Il sied de prendre gaîment les choses gaies et de considérer l’influence de Byron sur Dumas comme une des contrariétés les plus plaisantes qui se puissent rencontrer dans l’histoire littéraire.

Éloignez-vous un peu, et encore un peu ; placez-vous à gauche : c’est le point d’où il faut considérer ce portrait exécuté par Devéria en 1831. Comment, vous ne le reconnaissez pas ? Et qui le reconnaîtrait sans être averti, avec ce front ténébreux, ces yeux perdus, et ce teint blême ? Ce n’est ni Werther, ni René, ni Manfred, mais notre demi-nègre, Alexandre fils d’Alexandre, le vigoureux rejeton du Diable noir. Mais cet air désespéré qui assombrit cette bonne face sensuelle ? Voilà justement le masque, le masque de Byron, démoniaque, titanesque, satanique. Rions-en, je vous prie, comme il s’en amusait lui-même, quelques années après : « Ce masque devait tomber peu à peu, et laisser mon visage à découvert dans les Impressions de voyage. Mais, je le répète, en 1832, je posais encore pour Manfred et Childe Harold[1]. » — À la pâleur près : mademoiselle Mars n’osait être pâle ; Dumas ne pouvait. Il n’a jamais réussi à souffrir de la poitrine, bien qu’il s’y soit exercé. Sa fatale santé était exempte du moindre malaise[2]. Fâcheuse posture pour avoir l’âme désolée, perverse, ou d’un dandy. Au fond du dandysme, il y a souvent de la migraine ou pis. Le malheureux digère vaillamment ; il est plein d’une vigueur désolante ! Du corsaire il possède l’encolure : mais il est employé de bureau.

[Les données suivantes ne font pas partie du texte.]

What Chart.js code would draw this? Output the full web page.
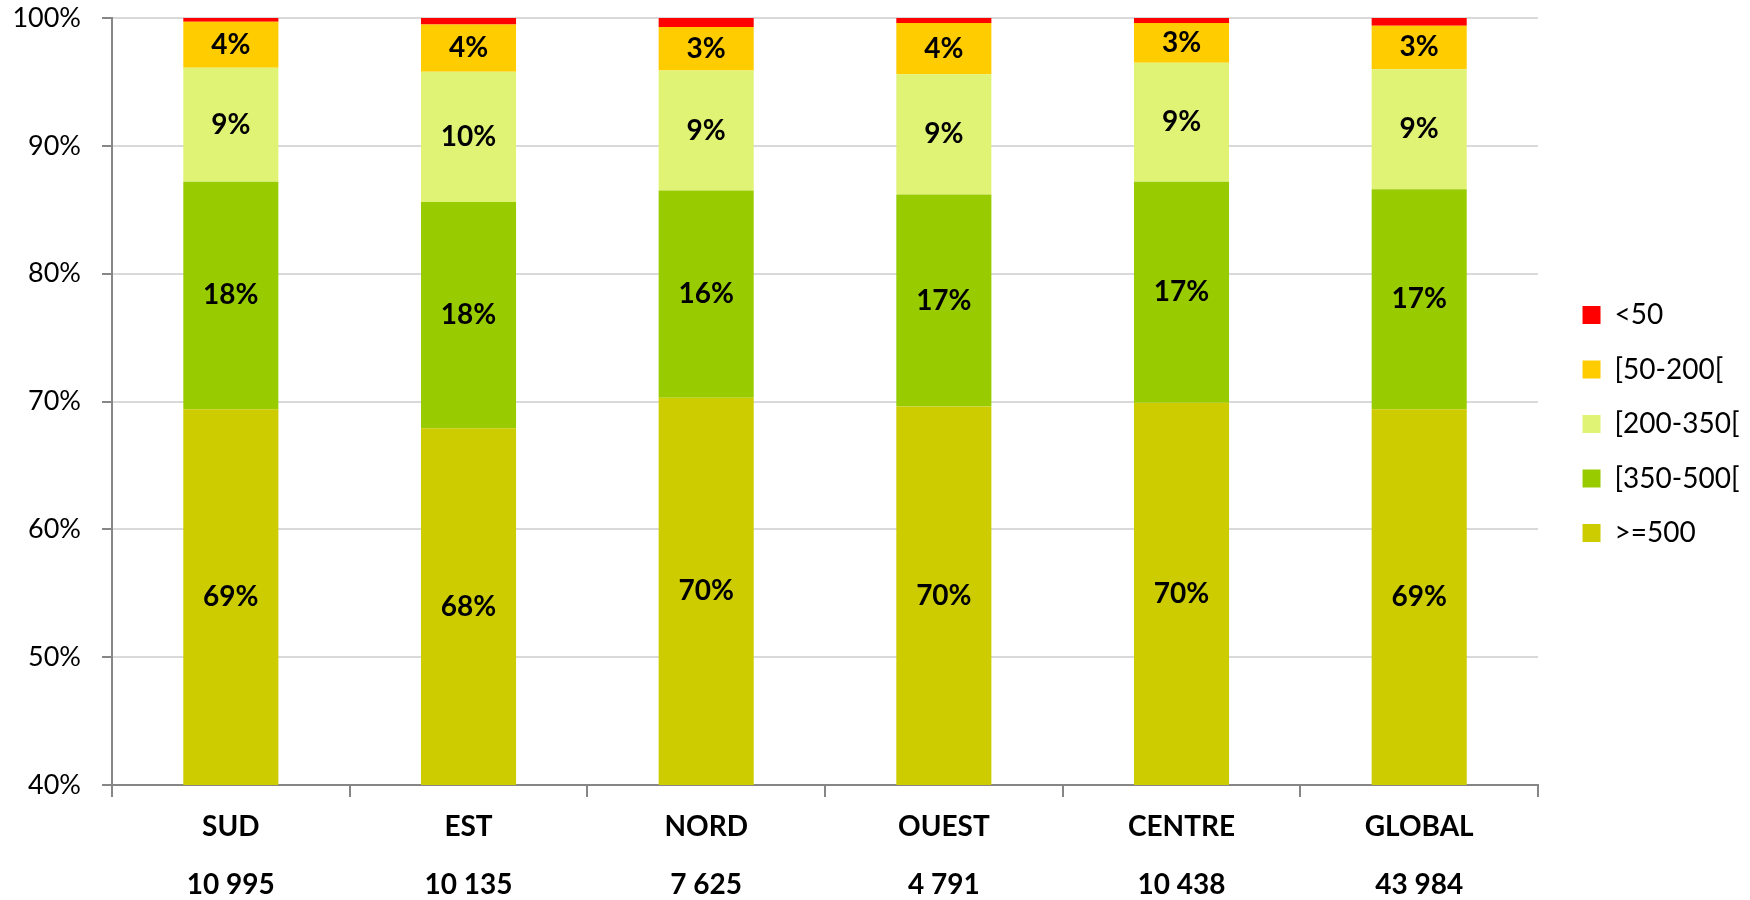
<!DOCTYPE html>
<html>
<head>
<meta charset="utf-8">
<script src="https://cdn.jsdelivr.net/npm/chart.js@4/dist/chart.umd.min.js"></script>
<style>
  html, body { margin: 0; padding: 0; background: #fff; overflow: hidden; }
</style>
</head>
<body>
<canvas id="zoneChart" width="1750" height="900"></canvas>
<script>
    const categories = ['SUD', 'EST', 'NORD', 'OUEST', 'CENTRE', 'GLOBAL'];
    const counts = [10995, 10135, 7625, 4791, 10438, 43984];

    // share of each class, in %
    const over500 = [69.4, 67.9, 70.3, 69.6, 69.9, 69.4];
    const from350 = [17.8, 17.7, 16.2, 16.6, 17.3, 17.2];
    const from200 = [8.9, 10.2, 9.4, 9.4, 9.3, 9.4];
    const from50 = [3.6, 3.7, 3.4, 4.0, 3.1, 3.4];
    const under50 = [0.3, 0.5, 0.7, 0.4, 0.4, 0.6];

    const yTicks = [40, 50, 60, 70, 80, 90, 100];

    const fmt = n => String(n).replace(/\B(?=(\d{3})+(?!\d))/g, ' ');

    // percentage labels in the middle of each visible segment
    const segmentLabels = {
        id: 'segmentLabels',
        afterDatasetsDraw(chart) {
            const ctx = chart.ctx;
            const area = chart.chartArea;
            ctx.save();
            ctx.font = 'bold 28px Lato';
            ctx.fillStyle = '#000';
            ctx.textAlign = 'center';
            ctx.textBaseline = 'middle';
            chart.data.datasets.forEach((ds, i) => {
                if (ds.label === '<50') return;
                chart.getDatasetMeta(i).data.forEach((bar, j) => {
                    const top = Math.max(Math.min(bar.y, bar.base), area.top);
                    const bottom = Math.min(Math.max(bar.y, bar.base), area.bottom);
                    ctx.fillText(Math.round(ds.data[j]) + '%', bar.x, (top + bottom) / 2);
                });
            });
            ctx.restore();
        }
    };

    // nudge the legend a bit (Excel puts it closer to the middle of the plot)
    const legendNudge = {
        id: 'legendNudge',
        afterLayout(chart) {
            const lg = chart.legend;
            const dx = chart.chartArea.right + 18 - lg.left;
            lg.left += dx; lg.right += dx;
            lg.top -= 35; lg.bottom -= 35;
        }
    };

    const data = {
        labels: categories.map((c, i) => [c, fmt(counts[i])]),
        datasets: [
            { label: '>=500', data: over500, backgroundColor: '#CCCC00' },
            { label: '[350-500[', data: from350, backgroundColor: '#99CC00' },
            { label: '[200-350[', data: from200, backgroundColor: '#E0F374' },
            { label: '[50-200[', data: from50, backgroundColor: '#FFCC00' },
            { label: '<50', data: under50, backgroundColor: '#FF0000' }
        ]
    };

    const config = {
        type: 'bar',
        data: data,
        options: {
            responsive: false,
            animation: false,
            categoryPercentage: 0.4,
            barPercentage: 1,
            layout: { padding: { top: 18, right: 18.5, left: 0, bottom: 0 } },
            plugins: {
                tooltip: { enabled: false },
                legend: {
                    position: 'right',
                    reverse: true,
                    labels: {
                        boxWidth: 18,
                        boxHeight: 18,
                        padding: 26.5,
                        color: '#000',
                        font: { family: 'Lato', size: 28 }
                    }
                }
            },
            scales: {
                x: {
                    stacked: true,
                    afterFit: s => { s.height = 115; },
                    border: { color: '#868686', width: 2 },
                    grid: {
                        offset: true,
                        drawOnChartArea: false,
                        tickLength: 12,
                        color: '#868686',
                        lineWidth: 2
                    },
                    ticks: {
                        color: '#000',
                        padding: 1,
                        maxRotation: 0,
                        font: { family: 'Lato', size: 28, weight: 'bold', lineHeight: 2.07 }
                    }
                },
                y: {
                    stacked: true,
                    min: yTicks[0],
                    max: yTicks[yTicks.length - 1],
                    afterFit: s => { s.width = 112; s.paddingTop = 0; },
                    afterBuildTicks: s => { s.ticks = yTicks.map(v => ({ value: v })); },
                    border: { color: '#868686', width: 2 },
                    grid: {
                        color: '#D9D9D9',
                        tickColor: '#868686',
                        lineWidth: 2,
                        tickLength: 10
                    },
                    ticks: {
                        color: '#000',
                        padding: 21,
                        font: { family: 'Lato', size: 27 },
                        callback: v => v + '%'
                    }
                }
            }
        },
        plugins: [segmentLabels, legendNudge]
    };

    const zoneChart = new Chart(document.getElementById('zoneChart'), config);
</script>
</body>
</html>
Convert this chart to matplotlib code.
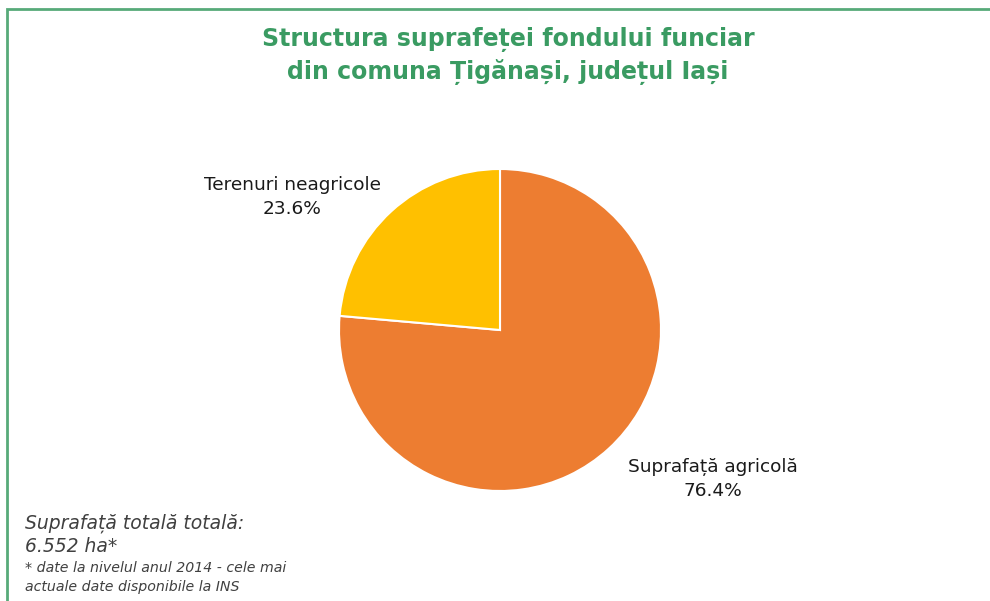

Et pourtant, Byron s’impose à la mode littéraire ; il faut le goûter, et en avoir l’air. Byron exprime à sa façon et dans sa sphère l’esprit de révolte que souffla parfois Shakespeare et la misanthropie qu’exhala Rousseau. Byron est doué du génie d’aventures ; il y a dans sa poésie et sa vie de l’énigme, de l’incompris, du merveilleux, de la légende. Il est à la fois « Prométhée et Napoléon[3] ». Le Giaour complète René et Werther. Que la popularité de Byron soit un signe de l’intelligence profonde que le public français d’alors en a pu avoir, je n’oserais l’affirmer. Il symbolise à ce moment, dans la république des lettres, par un singulier contresens, l’âme de la société moderne et des nouvelles couches. Or nul génie ne souffrit d’une fièvre plus aiguë d’aristocratie. Musset mis à part, qui a plus d’un trait commun avec lui, on s’étonne que les petits-fils de Figaro se reconnaissent en lui. Ou plutôt, ils croient s’y reconnaître : le portrait les flatte. Ils sont déjà dans le plein de leur morgue bourgeoise. Puis, Byron est un voyageur de génie ; et il a pensé délivrer la Grèce. Les enfants de la Révolution, des guerres de l’Empire ont rencontré leur poète. Dumas salue en lui un « apôtre », un « prophète », un « martyr[4] ». Il en prend le masque, comme on porte le deuil d’un riche collatéral ; il l’impose à ses personnages pendant un temps. Mais ne jugeons pas les gens sur l’apparence ; ce n’est là qu’une attitude, un jeu de physionomie. On a dit toute l’influence du Giaour sur Antony. On l’a dite, au point de l’exagérer. Elle ne va pas plus loin qu’un certain vocabulaire et quelques gestes. À en juger d’après ses drames et même sur ce qu’il a écrit de Byron, Dumas l’a senti médiocrement et peu compris. Le moyen qu’il n’en fût pas ainsi et que la poésie byronienne agît profondément sur cette populaire nature, nullement dilettante, toujours en belle humeur, en fermentation, dans la fougue d’agir et la joie de vivre ? Il conte que, dans son château de Monte-Cristo, il baptisa un de ses singes du nom de Potich, anagramme de Pichot, l’honnête Pichot qui traduisit Byron[5]. C’est l’épilogue de la crise satanique : et il est plutôt gai, le singe ne passant pas pour un animal désolé.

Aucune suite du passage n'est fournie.